Pomme de discorde du moment, le mouvement « anti-passe sanitaire » soulève
autant d’interrogations que de condamnations, d’empathie ou d’inquiétude, tant
il agit comme un révélateur de l’abîme politique qui guette le pays. Composite
dans ses motivations et ses expressions, cet ovni échappe au modèle des
mobilisations traditionnelles.
Pour mieux comprendre, l’Humanité est allée rencontrer celles et ceux qui
battent le pavé tous les samedis, déversant une colère cumulative contre un
président qui n’a cessé de semer la division et la défiance.
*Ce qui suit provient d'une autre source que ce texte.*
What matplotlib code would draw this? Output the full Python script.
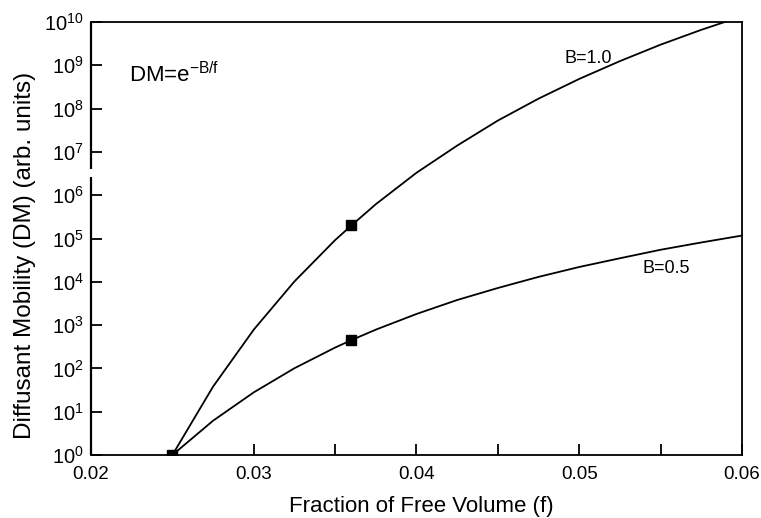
import numpy as np
import matplotlib
matplotlib.use("Agg")
import matplotlib.pyplot as plt

plt.rcParams['font.family'] = ['Liberation Sans', 'DejaVu Sans']
plt.rcParams['mathtext.fontset'] = 'custom'
plt.rcParams['mathtext.rm'] = 'Liberation Sans'
plt.rcParams['mathtext.it'] = 'Liberation Sans:italic'

# Fraction of free volume sample points
f_vals = [0.025, 0.0275, 0.030, 0.0325, 0.035, 0.036, 0.0375, 0.040, 0.0425,
          0.045, 0.0475, 0.050, 0.0525, 0.055, 0.0575, 0.060]
# Diffusant mobility curves (arb. units)
dm_b10 = [1.0, 38, 786, 1.02e4, 9.2e4, 2.0e5, 6.2e5, 3.3e6, 1.4e7,
          5.3e7, 1.7e8, 4.85e8, 1.25e9, 3.0e9, 6.6e9, 1.36e10]
dm_b05 = [1.0, 6.2, 28, 101, 303, 450, 786, 1808, 3.8e3,
          7.2e3, 1.3e4, 2.2e4, 3.5e4, 5.5e4, 8.1e4, 1.17e5]
# Highlighted points
mark_f = [0.025, 0.036, 0.036]
mark_dm = [1.0, 2.0e5, 450]

xticks = [0.02, 0.03, 0.04, 0.05, 0.06]
xtick_labels = ['0.02', '0.03', '0.04', '0.05', '0.06']
xminor = [0.035, 0.045, 0.055]
yexp = list(range(0, 11))

fig = plt.figure(figsize=(7.61, 5.18), dpi=100)
ax = fig.add_axes([0.1196, 0.1216, 0.8554, 0.8359])

ax.plot(f_vals, dm_b10, color='black', lw=1.3)
ax.plot(f_vals, dm_b05, color='black', lw=1.3)
ax.plot(mark_f, mark_dm, 's', color='black', ms=7.5, zorder=5)

ax.set_yscale('log')
ax.set_xlim(0.02, 0.06)
ax.set_ylim(1, 1e10)
ax.set_xticks(xticks)
ax.set_xticklabels(xtick_labels)
ax.set_xticks(xminor, minor=True)
ax.set_yticks([10.0 ** e for e in yexp])
ax.set_yticklabels([r'$10^{%d}$' % e for e in yexp])
ax.yaxis.set_minor_locator(matplotlib.ticker.NullLocator())

ax.tick_params(which='both', direction='in', top=False, right=False,
               width=1.3, length=8)
ax.tick_params(axis='x', labelsize=13.5, pad=8)
ax.tick_params(axis='y', labelsize=14.5, pad=5)

for s in ax.spines.values():
    s.set_linewidth(1.3)

# Left spine drawn in two pieces with a break between 10^6 and 10^7
ax.spines['left'].set_visible(False)
trans = ax.get_yaxis_transform()
ax.plot([0, 0], [1, 10 ** 6.42], transform=trans, color='black', lw=1.6,
        clip_on=False, solid_capstyle='butt')
ax.plot([0, 0], [10 ** 6.61, 1e10], transform=trans, color='black', lw=1.6,
        clip_on=False, solid_capstyle='butt')

ax.set_xlabel('Fraction of Free Volume (f)', fontsize=16, labelpad=9)
ax.set_ylabel('Diffusant Mobility (DM) (arb. units)', fontsize=17.5)
ax.xaxis.set_label_coords(0.508, -0.095)
ax.yaxis.set_label_coords(-0.084, 0.462)

ax.text(0.02233, 10 ** 8.6, r'DM=e$^{\mathregular{-B/f}}$', fontsize=16)
ax.text(0.04912, 10 ** 9.05, 'B=1.0', fontsize=13)
ax.text(0.0539, 10 ** 4.2, 'B=0.5', fontsize=13)

fig.savefig('out.png', dpi=100)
Le fond de l’air y
est trouble, entre inquiétudes légitimes sur les inégalités créées par le passe
sanitaire, mais aussi, et surtout, un complotisme acharné, une défiance
irrationnelle à l’égard des vaccins, terreau fertile pour l’extrême droite, qui
compte y faire son miel. Comparaisons obscènes avec le régime de Vichy ou la
Shoah, pancartes antisémites abjectes, ces passions tristes s’y déploient avec
d’autant moins de complexes qu’elles sont minoritaires.
Avec de tels
épouvantails comme adversaires, Emmanuel Macron peut dormir tranquille en
jouant la carte d’un pouvoir éclairé et raisonnable qui protégerait sa
population face à des hordes d’ignorants haineux. L’histoire est pourtant tout
autre. Celle d’un président dont tout le quinquennat a écrit le prologue de
cette impasse démocratique, seule à même de le maintenir au pouvoir. Le
pseudo-« dépassement » du clivage gauche-droite, des partis politiques et organisations
syndicales, ou encore le mépris des corps intermédiaires, signature politique
du macronisme, ont créé les conditions de ce confusionnisme qui renvoie les
individus à eux-mêmes, nourrit la défiance à l’égard de toute institution ou
parole publique. Le choix du passe sanitaire, plutôt que la vaccination
obligatoire, est lui aussi symptomatique d’un libéralisme qui fait reposer une
politique sanitaire sur des choix individuels, au risque de creuser les
inégalités et fracturer toujours plus la société française. Face à ce piège, la
colère, si elle ne se teinte pas d’espérance sociale, mènera à une impasse.